- **What this task involves**: Search the data for the word "chart". Reproduce every line where it is found.

Stored entries:
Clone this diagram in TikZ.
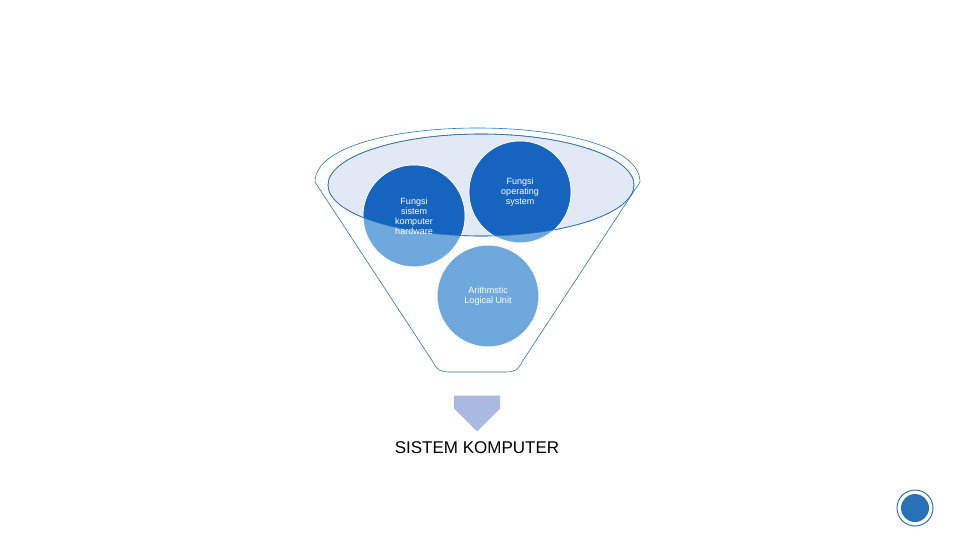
\documentclass[tikz,border=0pt]{standalone}
\usepackage{fontspec}
\setmainfont{Liberation Sans}
\usetikzlibrary{shapes.arrows}
\definecolor{dk}{HTML}{1565C0}
\definecolor{lt}{HTML}{6FA8DC}
\definecolor{el}{HTML}{E3E8F5}
\definecolor{ln}{HTML}{2E74B5}
\definecolor{ar}{HTML}{A9B9E0}
\tikzset{circ/.style={circle,draw=white,line width=1pt,minimum size=102pt,inner sep=0pt,align=center,text=white,font=\fontsize{9}{10}\selectfont}}
\begin{document}
\begin{tikzpicture}[x=1pt,y=-1pt]
\useasboundingbox (0,0) rectangle (960,540);
% funnel outline
\draw[ln,line width=0.6pt] (315,182) .. controls (315,110) and (640,110) .. (640,182)
  -- (522,362) .. controls (518,370) and (515,372) .. (505,372) -- (450,372)
  .. controls (440,372) and (437,370) .. (433,362) -- cycle;
\draw[ln,line width=0.6pt,fill=el] (481,185) ellipse [x radius=153, y radius=51];
% circles light
\node[circ,fill=lt] (hw) at (414,216) {};
\node[circ,fill=lt] (os) at (520,192) {};
\node[circ,fill=lt] (alu) at (488,296) {Arithmstic\\Logical Unit};
\begin{scope}
\clip (481,185) ellipse [x radius=153, y radius=51];
\fill[dk] (hw.center) circle (50.5);
\fill[dk] (os.center) circle (50.5);
\end{scope}
\draw[ln,line width=0.6pt] (481,185) ellipse [x radius=153, y radius=51];
\node[circ,draw=none] at (hw) {Fungsi\\sistem\\komputer\\hardware};
\node[circ,draw=none] at (os) {Fungsi\\operating\\system};
% arrow
\node[single arrow,shape border rotate=270,fill=ar,minimum width=46pt,single arrow head extend=0pt,minimum height=36pt,inner sep=0pt] (arr) at (477,402) {};
\node[font=\fontsize{17}{20}\selectfont] (t) at (477,448) {SISTEM KOMPUTER};
% icon
\node[circle,draw=ln,line width=1pt,minimum size=36pt,inner sep=0pt] (ic) at (915,508) {};
\fill[ln!80!dk] (ic.center) circle (14);
\end{tikzpicture}
\end{document}
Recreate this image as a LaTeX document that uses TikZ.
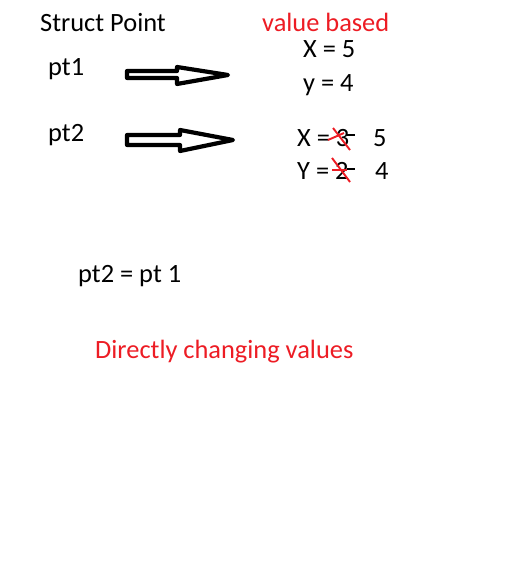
\documentclass[tikz,border=0pt]{standalone}
\usepackage{fontspec}
\setmainfont{Carlito}
\definecolor{paintred}{RGB}{237,28,36}
\begin{document}
\begin{tikzpicture}[x=1pt,y=-1pt,
  lbl/.style={anchor=base west,inner sep=0pt,font=\fontsize{26.4}{31}\selectfont},
  redlbl/.style={lbl,text=paintred},
  fatarrow/.style={draw=black,line width=4.2pt,fill=white,line join=round},
  strikeline/.style={draw=paintred,line width=1.9pt},
  blackdash/.style={draw=black,line width=1.1pt}]
\useasboundingbox[fill=white] (0,0) rectangle (526,561);
% texts
\node[lbl] (title) at (40,32) {Struct Point};
\node[redlbl] (vb) at (262,32) {value based};
\node[lbl] (x1) at (303,58) {X = 5};
\node[lbl] (y1) at (303,92) {y = 4};
\node[lbl] (pt1) at (48,76) {pt1};
\node[lbl] (pt2) at (48,142) {pt2};
\node[lbl] (x2) at (297,147) {X = 3};
\node[lbl] (x2n) at (373,147) {5};
\node[lbl] (y2) at (297,180) {Y = 2};
\node[lbl] (y2n) at (375,180) {4};
\node[lbl] (assign) at (78,282) {pt2 = pt 1};
\node[redlbl] (direct) at (95,358) {Directly changing values};
% fat arrows
\path[fatarrow] (127,71) -- (177,71) -- (177,67) -- (228,75) -- (177,84) -- (177,78) -- (127,78) -- cycle;
\path[fatarrow] (127,135) -- (180,135) -- (180,130) -- (233,140) -- (180,151) -- (180,145) -- (127,145) -- cycle;
% crossings
\path[blackdash] (347,135) -- (355,135);
\path[strikeline] (333,128) -- (350,150);
\path[strikeline] (328,140) -- (344,133);
\path[blackdash] (347,169) -- (355,169);
\path[strikeline] (332,158) -- (350,182);
\path[strikeline] (332,170) -- (347,170);
\end{tikzpicture}
\end{document}
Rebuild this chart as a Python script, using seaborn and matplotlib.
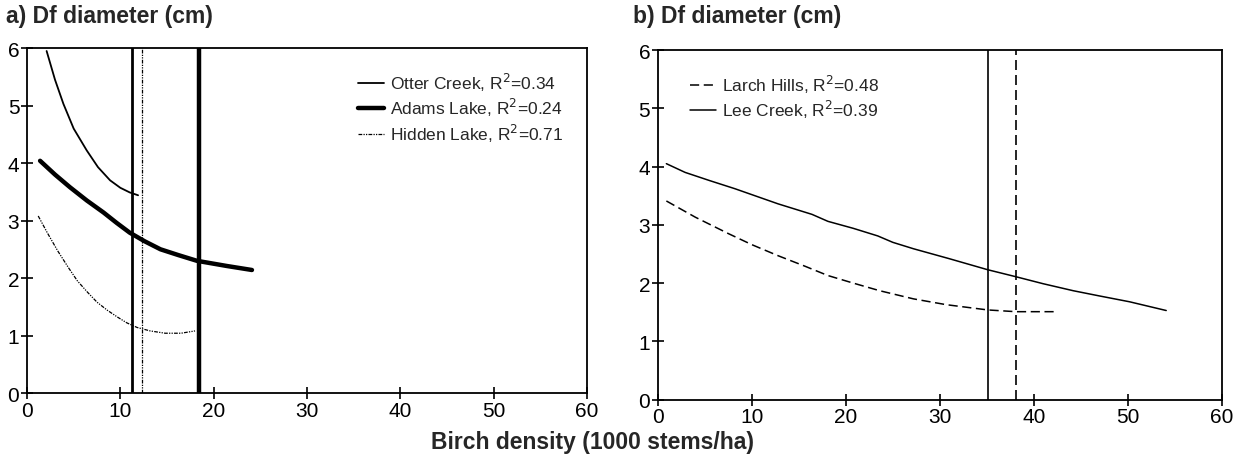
import numpy as np
import pandas as pd
import matplotlib
matplotlib.use("Agg")
import matplotlib.pyplot as plt
import seaborn as sns

# ---- data ----
otter_x = [2.1, 3.0, 3.9, 5.0, 6.4, 7.6, 8.9, 10.0, 11.0, 11.9]
otter_y = [5.95, 5.45, 5.03, 4.6, 4.22, 3.93, 3.70, 3.57, 3.49, 3.44]
adams_x = [1.4, 3.0, 4.6, 6.4, 8.2, 9.6, 11.0, 12.6, 14.3, 16.2, 18.2, 21.4, 24.1]
adams_y = [4.04, 3.80, 3.58, 3.35, 3.14, 2.96, 2.79, 2.64, 2.50, 2.40, 2.30, 2.21, 2.14]
hidden_x = [1.2, 2.2, 3.3, 4.4, 5.4, 6.5, 7.5, 8.6, 9.7, 10.7, 11.8, 13.2, 14.8, 16.5, 18.0]
hidden_y = [3.08, 2.78, 2.47, 2.19, 1.95, 1.75, 1.58, 1.44, 1.32, 1.22, 1.14, 1.08, 1.04, 1.04, 1.08]
vlines_a = [11.3, 12.3, 18.4]

lee_x = [0.9, 2.9, 5.5, 8.2, 10.5, 12.8, 16.4, 18.1, 20.8, 23.4, 25.0, 27.2, 31.0,
         35.1, 38.1, 41.0, 44.2, 47.0, 50.2, 54.1]
lee_y = [4.05, 3.90, 3.76, 3.62, 3.49, 3.36, 3.18, 3.06, 2.94, 2.81, 2.70, 2.59, 2.42,
         2.23, 2.11, 1.99, 1.87, 1.78, 1.68, 1.53]
larch_x = [0.9, 4.0, 7.5, 10.0, 12.8, 15.5, 18.1, 20.8, 23.6, 27.2, 30.7, 35.1, 38.1, 42.2]
larch_y = [3.41, 3.13, 2.85, 2.66, 2.47, 2.30, 2.13, 2.00, 1.87, 1.73, 1.63, 1.54, 1.51, 1.51]
vlines_b = [35.1, 38.1]

labels_a = ["Otter Creek, R$^2$=0.34", "Adams Lake, R$^2$=0.24", "Hidden Lake, R$^2$=0.71"]
labels_b = ["Larch Hills, R$^2$=0.48", "Lee Creek, R$^2$=0.39"]
xticks = [0, 10, 20, 30, 40, 50, 60]
yticks = [0, 1, 2, 3, 4, 5, 6]

sns.set_style("white")
plt.rcParams['font.family'] = ['Liberation Sans', 'DejaVu Sans']

fig = plt.figure(figsize=(12.39, 4.77), dpi=100)
axa = fig.add_axes([0.0218, 0.174, 0.452, 0.723])
axb = fig.add_axes([0.531, 0.160, 0.455, 0.733])

k = 'black'
dashdot = (0, (3, 1, 1, 1, 1, 1))
sns.lineplot(x=otter_x, y=otter_y, ax=axa, color=k, lw=1.3, label=labels_a[0])
sns.lineplot(x=adams_x, y=adams_y, ax=axa, color=k, lw=3.2, label=labels_a[1])
sns.lineplot(x=hidden_x, y=hidden_y, ax=axa, color=k, lw=0.9,
             linestyle=dashdot, label=labels_a[2])
axa.axvline(vlines_a[0], color=k, lw=2.0)
axa.axvline(vlines_a[1], color=k, lw=0.9, linestyle=dashdot)
axa.axvline(vlines_a[2], color=k, lw=3.2)

sns.lineplot(x=larch_x, y=larch_y, ax=axb, color=k, lw=1.1,
             linestyle=(0, (6, 3)), label=labels_b[0])
sns.lineplot(x=lee_x, y=lee_y, ax=axb, color=k, lw=1.1, label=labels_b[1])
axb.axvline(vlines_b[0], color=k, lw=1.2)
axb.axvline(vlines_b[1], color=k, lw=1.2, linestyle=(0, (6, 3)))

for ax in (axa, axb):
    ax.set_xlim(0, 60)
    ax.set_ylim(0, 6)
    ax.set_xticks(xticks)
    ax.set_yticks(yticks)
    ax.tick_params(bottom=True, left=True, direction='inout', length=9, width=1.2,
                   labelsize=15, pad=1, colors=k)
    for s in ax.spines.values():
        s.set_color(k)
        s.set_linewidth(1.3)
    ax.set_xlabel("")
    ax.set_ylabel("")

axa.legend(loc='upper right', frameon=False, fontsize=12.5, handlelength=1.5,
           handletextpad=0.3, labelspacing=0.2, bbox_to_anchor=(0.985, 0.98))
axb.legend(loc='upper left', frameon=False, fontsize=12.5, handlelength=1.5,
           handletextpad=0.3, labelspacing=0.2, bbox_to_anchor=(0.03, 0.98))

fig.text(0.005, 0.965, "a) Df diameter (cm)", fontsize=16.5, fontweight='bold', va='center')
fig.text(0.511, 0.965, "b) Df diameter (cm)", fontsize=16.5, fontweight='bold', va='center')
fig.text(0.478, 0.073, "Birch density (1000 stems/ha)", fontsize=16.5, fontweight='bold',
         ha='center', va='center')

fig.savefig("out.png", dpi=100)
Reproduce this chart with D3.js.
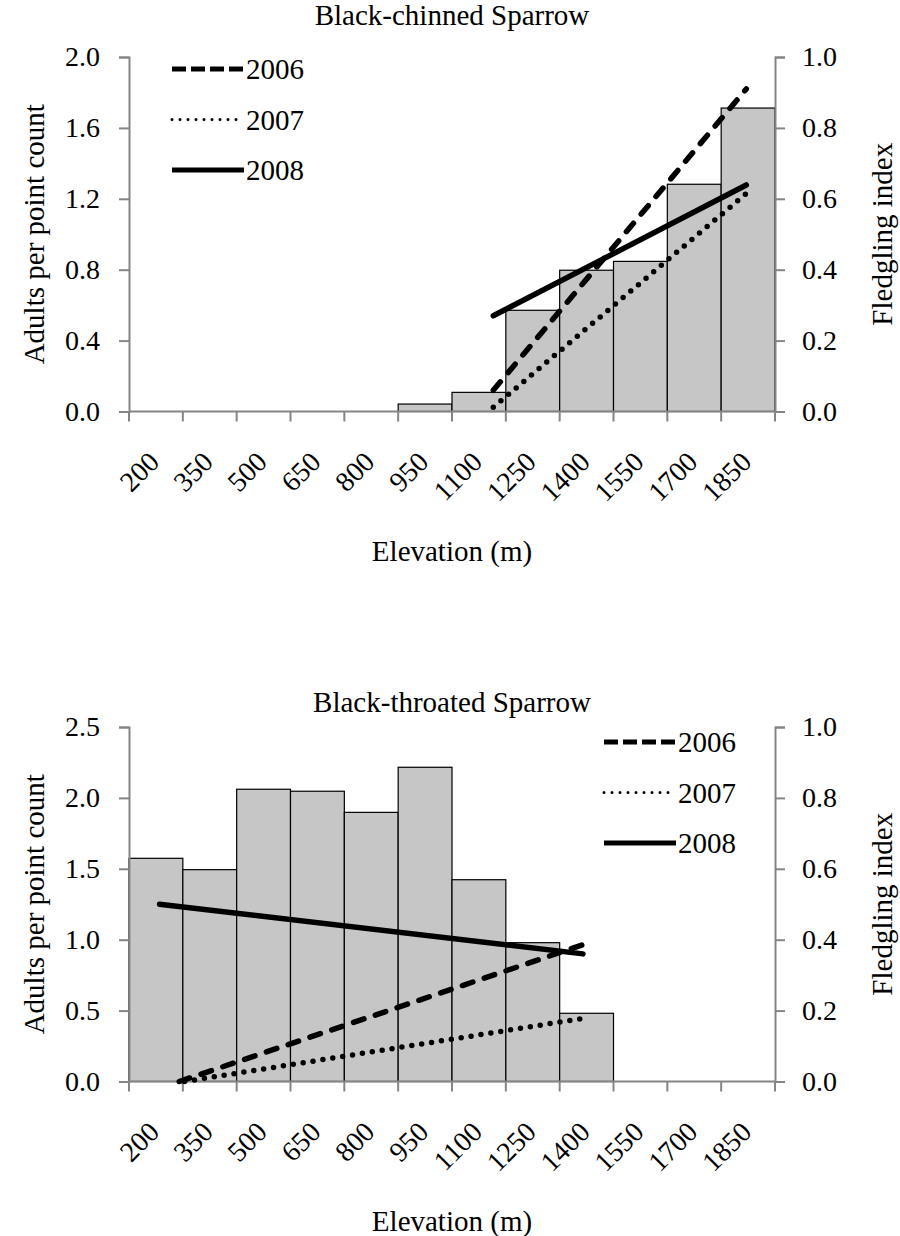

- **Answer to this exercise**:
Rebuild this chart as a Python script, using seaborn and matplotlib.
Reproduce this chart with D3.js.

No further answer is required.